WRITTEN TASK
Write out the material exactly, leaving every picture behind.
>>>
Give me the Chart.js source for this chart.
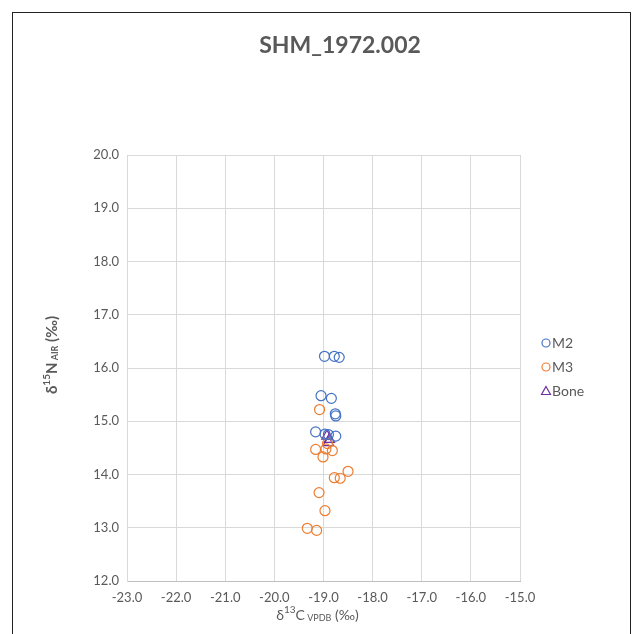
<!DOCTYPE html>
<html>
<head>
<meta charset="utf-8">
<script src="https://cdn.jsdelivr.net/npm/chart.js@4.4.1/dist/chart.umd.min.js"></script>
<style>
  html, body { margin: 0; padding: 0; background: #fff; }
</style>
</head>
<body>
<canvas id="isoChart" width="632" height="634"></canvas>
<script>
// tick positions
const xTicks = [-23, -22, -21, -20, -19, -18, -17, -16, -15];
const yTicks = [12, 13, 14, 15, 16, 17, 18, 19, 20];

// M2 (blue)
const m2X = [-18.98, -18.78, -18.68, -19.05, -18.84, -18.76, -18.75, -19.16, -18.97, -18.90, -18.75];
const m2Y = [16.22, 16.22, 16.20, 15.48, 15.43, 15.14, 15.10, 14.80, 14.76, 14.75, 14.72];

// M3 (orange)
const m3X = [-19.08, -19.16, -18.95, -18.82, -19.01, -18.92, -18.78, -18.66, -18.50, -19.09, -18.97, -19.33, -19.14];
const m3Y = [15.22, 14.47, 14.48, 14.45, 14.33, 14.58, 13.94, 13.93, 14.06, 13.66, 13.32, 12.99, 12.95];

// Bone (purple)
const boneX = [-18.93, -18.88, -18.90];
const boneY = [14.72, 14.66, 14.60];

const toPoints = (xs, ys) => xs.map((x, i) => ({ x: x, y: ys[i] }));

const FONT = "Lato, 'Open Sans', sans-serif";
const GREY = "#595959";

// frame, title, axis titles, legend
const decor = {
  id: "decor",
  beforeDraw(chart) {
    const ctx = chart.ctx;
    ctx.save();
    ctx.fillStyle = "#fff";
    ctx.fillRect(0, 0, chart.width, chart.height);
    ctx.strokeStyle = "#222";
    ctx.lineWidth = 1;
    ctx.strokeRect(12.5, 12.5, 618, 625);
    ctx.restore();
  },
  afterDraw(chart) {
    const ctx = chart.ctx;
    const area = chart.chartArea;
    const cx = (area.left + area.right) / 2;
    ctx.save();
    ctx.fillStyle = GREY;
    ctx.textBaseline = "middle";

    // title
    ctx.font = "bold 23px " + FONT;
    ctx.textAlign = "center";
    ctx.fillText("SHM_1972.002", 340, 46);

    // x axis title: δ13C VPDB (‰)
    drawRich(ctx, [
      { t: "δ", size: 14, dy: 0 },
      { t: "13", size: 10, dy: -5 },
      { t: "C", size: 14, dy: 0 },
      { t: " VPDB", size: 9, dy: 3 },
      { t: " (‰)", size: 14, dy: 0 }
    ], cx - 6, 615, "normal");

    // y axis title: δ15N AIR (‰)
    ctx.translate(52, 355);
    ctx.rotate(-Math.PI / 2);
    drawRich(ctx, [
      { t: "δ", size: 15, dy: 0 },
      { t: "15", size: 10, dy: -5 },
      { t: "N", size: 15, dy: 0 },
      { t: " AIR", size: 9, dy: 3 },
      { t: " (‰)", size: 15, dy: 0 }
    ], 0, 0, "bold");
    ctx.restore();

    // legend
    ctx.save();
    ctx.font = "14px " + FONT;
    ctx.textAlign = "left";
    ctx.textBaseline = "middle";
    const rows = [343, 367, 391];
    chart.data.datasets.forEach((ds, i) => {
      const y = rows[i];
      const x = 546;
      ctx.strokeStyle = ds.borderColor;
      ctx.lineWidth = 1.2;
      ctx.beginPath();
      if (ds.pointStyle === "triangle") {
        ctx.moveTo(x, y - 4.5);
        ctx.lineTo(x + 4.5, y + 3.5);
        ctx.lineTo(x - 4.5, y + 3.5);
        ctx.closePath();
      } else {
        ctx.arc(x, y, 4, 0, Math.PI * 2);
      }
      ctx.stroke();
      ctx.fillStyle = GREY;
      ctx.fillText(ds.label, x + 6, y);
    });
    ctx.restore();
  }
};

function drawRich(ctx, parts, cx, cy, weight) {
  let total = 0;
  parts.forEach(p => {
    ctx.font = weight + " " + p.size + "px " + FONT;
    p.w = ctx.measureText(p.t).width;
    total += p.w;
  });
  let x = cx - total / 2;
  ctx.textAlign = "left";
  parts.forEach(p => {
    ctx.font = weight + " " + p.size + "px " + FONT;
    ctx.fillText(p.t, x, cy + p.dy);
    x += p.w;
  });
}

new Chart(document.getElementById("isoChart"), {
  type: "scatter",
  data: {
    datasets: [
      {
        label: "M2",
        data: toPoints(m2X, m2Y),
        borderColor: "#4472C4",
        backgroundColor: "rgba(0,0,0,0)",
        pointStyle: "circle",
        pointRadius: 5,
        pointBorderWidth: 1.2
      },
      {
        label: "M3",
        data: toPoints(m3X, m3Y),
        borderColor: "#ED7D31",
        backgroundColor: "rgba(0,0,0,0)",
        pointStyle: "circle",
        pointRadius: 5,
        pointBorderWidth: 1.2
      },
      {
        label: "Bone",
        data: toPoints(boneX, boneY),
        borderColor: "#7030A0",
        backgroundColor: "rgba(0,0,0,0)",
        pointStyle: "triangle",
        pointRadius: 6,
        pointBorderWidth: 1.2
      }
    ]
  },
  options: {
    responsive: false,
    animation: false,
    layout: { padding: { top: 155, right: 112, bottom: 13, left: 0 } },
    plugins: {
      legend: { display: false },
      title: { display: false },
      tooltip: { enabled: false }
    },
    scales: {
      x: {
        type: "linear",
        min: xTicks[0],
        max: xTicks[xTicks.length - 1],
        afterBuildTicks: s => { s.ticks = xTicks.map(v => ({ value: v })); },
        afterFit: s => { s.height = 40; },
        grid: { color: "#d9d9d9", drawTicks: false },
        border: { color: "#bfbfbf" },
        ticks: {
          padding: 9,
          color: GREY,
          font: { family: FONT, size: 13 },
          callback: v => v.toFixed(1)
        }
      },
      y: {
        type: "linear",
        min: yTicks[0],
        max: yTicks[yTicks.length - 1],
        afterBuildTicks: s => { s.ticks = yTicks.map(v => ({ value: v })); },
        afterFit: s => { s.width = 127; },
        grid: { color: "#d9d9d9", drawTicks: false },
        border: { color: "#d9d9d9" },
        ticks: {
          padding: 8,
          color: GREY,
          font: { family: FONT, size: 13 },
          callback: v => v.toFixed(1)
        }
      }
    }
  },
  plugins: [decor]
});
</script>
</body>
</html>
<<<
CORRECT OUTPUT
Give me the Chart.js source for this chart.
<!DOCTYPE html>
<html>
<head>
<meta charset="utf-8">
<script src="https://cdn.jsdelivr.net/npm/chart.js@4.4.1/dist/chart.umd.min.js"></script>
<style>
  html, body { margin: 0; padding: 0; background: #fff; }
</style>
</head>
<body>
<canvas id="isoChart" width="632" height="634"></canvas>
<script>
// tick positions
const xTicks = [-23, -22, -21, -20, -19, -18, -17, -16, -15];
const yTicks = [12, 13, 14, 15, 16, 17, 18, 19, 20];

// M2 (blue)
const m2X = [-18.98, -18.78, -18.68, -19.05, -18.84, -18.76, -18.75, -19.16, -18.97, -18.90, -18.75];
const m2Y = [16.22, 16.22, 16.20, 15.48, 15.43, 15.14, 15.10, 14.80, 14.76, 14.75, 14.72];

// M3 (orange)
const m3X = [-19.08, -19.16, -18.95, -18.82, -19.01, -18.92, -18.78, -18.66, -18.50, -19.09, -18.97, -19.33, -19.14];
const m3Y = [15.22, 14.47, 14.48, 14.45, 14.33, 14.58, 13.94, 13.93, 14.06, 13.66, 13.32, 12.99, 12.95];

// Bone (purple)
const boneX = [-18.93, -18.88, -18.90];
const boneY = [14.72, 14.66, 14.60];

const toPoints = (xs, ys) => xs.map((x, i) => ({ x: x, y: ys[i] }));

const FONT = "Lato, 'Open Sans', sans-serif";
const GREY = "#595959";

// frame, title, axis titles, legend
const decor = {
  id: "decor",
  beforeDraw(chart) {
    const ctx = chart.ctx;
    ctx.save();
    ctx.fillStyle = "#fff";
    ctx.fillRect(0, 0, chart.width, chart.height);
    ctx.strokeStyle = "#222";
    ctx.lineWidth = 1;
    ctx.strokeRect(12.5, 12.5, 618, 625);
    ctx.restore();
  },
  afterDraw(chart) {
    const ctx = chart.ctx;
    const area = chart.chartArea;
    const cx = (area.left + area.right) / 2;
    ctx.save();
    ctx.fillStyle = GREY;
    ctx.textBaseline = "middle";

    // title
    ctx.font = "bold 23px " + FONT;
    ctx.textAlign = "center";
    ctx.fillText("SHM_1972.002", 340, 46);

    // x axis title: δ13C VPDB (‰)
    drawRich(ctx, [
      { t: "δ", size: 14, dy: 0 },
      { t: "13", size: 10, dy: -5 },
      { t: "C", size: 14, dy: 0 },
      { t: " VPDB", size: 9, dy: 3 },
      { t: " (‰)", size: 14, dy: 0 }
    ], cx - 6, 615, "normal");

    // y axis title: δ15N AIR (‰)
    ctx.translate(52, 355);
    ctx.rotate(-Math.PI / 2);
    drawRich(ctx, [
      { t: "δ", size: 15, dy: 0 },
      { t: "15", size: 10, dy: -5 },
      { t: "N", size: 15, dy: 0 },
      { t: " AIR", size: 9, dy: 3 },
      { t: " (‰)", size: 15, dy: 0 }
    ], 0, 0, "bold");
    ctx.restore();

    // legend
    ctx.save();
    ctx.font = "14px " + FONT;
    ctx.textAlign = "left";
    ctx.textBaseline = "middle";
    const rows = [343, 367, 391];
    chart.data.datasets.forEach((ds, i) => {
      const y = rows[i];
      const x = 546;
      ctx.strokeStyle = ds.borderColor;
      ctx.lineWidth = 1.2;
      ctx.beginPath();
      if (ds.pointStyle === "triangle") {
        ctx.moveTo(x, y - 4.5);
        ctx.lineTo(x + 4.5, y + 3.5);
        ctx.lineTo(x - 4.5, y + 3.5);
        ctx.closePath();
      } else {
        ctx.arc(x, y, 4, 0, Math.PI * 2);
      }
      ctx.stroke();
      ctx.fillStyle = GREY;
      ctx.fillText(ds.label, x + 6, y);
    });
    ctx.restore();
  }
};

function drawRich(ctx, parts, cx, cy, weight) {
  let total = 0;
  parts.forEach(p => {
    ctx.font = weight + " " + p.size + "px " + FONT;
    p.w = ctx.measureText(p.t).width;
    total += p.w;
  });
  let x = cx - total / 2;
  ctx.textAlign = "left";
  parts.forEach(p => {
    ctx.font = weight + " " + p.size + "px " + FONT;
    ctx.fillText(p.t, x, cy + p.dy);
    x += p.w;
  });
}

new Chart(document.getElementById("isoChart"), {
  type: "scatter",
  data: {
    datasets: [
      {
        label: "M2",
        data: toPoints(m2X, m2Y),
        borderColor: "#4472C4",
        backgroundColor: "rgba(0,0,0,0)",
        pointStyle: "circle",
        pointRadius: 5,
        pointBorderWidth: 1.2
      },
      {
        label: "M3",
        data: toPoints(m3X, m3Y),
        borderColor: "#ED7D31",
        backgroundColor: "rgba(0,0,0,0)",
        pointStyle: "circle",
        pointRadius: 5,
        pointBorderWidth: 1.2
      },
      {
        label: "Bone",
        data: toPoints(boneX, boneY),
        borderColor: "#7030A0",
        backgroundColor: "rgba(0,0,0,0)",
        pointStyle: "triangle",
        pointRadius: 6,
        pointBorderWidth: 1.2
      }
    ]
  },
  options: {
    responsive: false,
    animation: false,
    layout: { padding: { top: 155, right: 112, bottom: 13, left: 0 } },
    plugins: {
      legend: { display: false },
      title: { display: false },
      tooltip: { enabled: false }
    },
    scales: {
      x: {
        type: "linear",
        min: xTicks[0],
        max: xTicks[xTicks.length - 1],
        afterBuildTicks: s => { s.ticks = xTicks.map(v => ({ value: v })); },
        afterFit: s => { s.height = 40; },
        grid: { color: "#d9d9d9", drawTicks: false },
        border: { color: "#bfbfbf" },
        ticks: {
          padding: 9,
          color: GREY,
          font: { family: FONT, size: 13 },
          callback: v => v.toFixed(1)
        }
      },
      y: {
        type: "linear",
        min: yTicks[0],
        max: yTicks[yTicks.length - 1],
        afterBuildTicks: s => { s.ticks = yTicks.map(v => ({ value: v })); },
        afterFit: s => { s.width = 127; },
        grid: { color: "#d9d9d9", drawTicks: false },
        border: { color: "#d9d9d9" },
        ticks: {
          padding: 8,
          color: GREY,
          font: { family: FONT, size: 13 },
          callback: v => v.toFixed(1)
        }
      }
    }
  },
  plugins: [decor]
});
</script>
</body>
</html>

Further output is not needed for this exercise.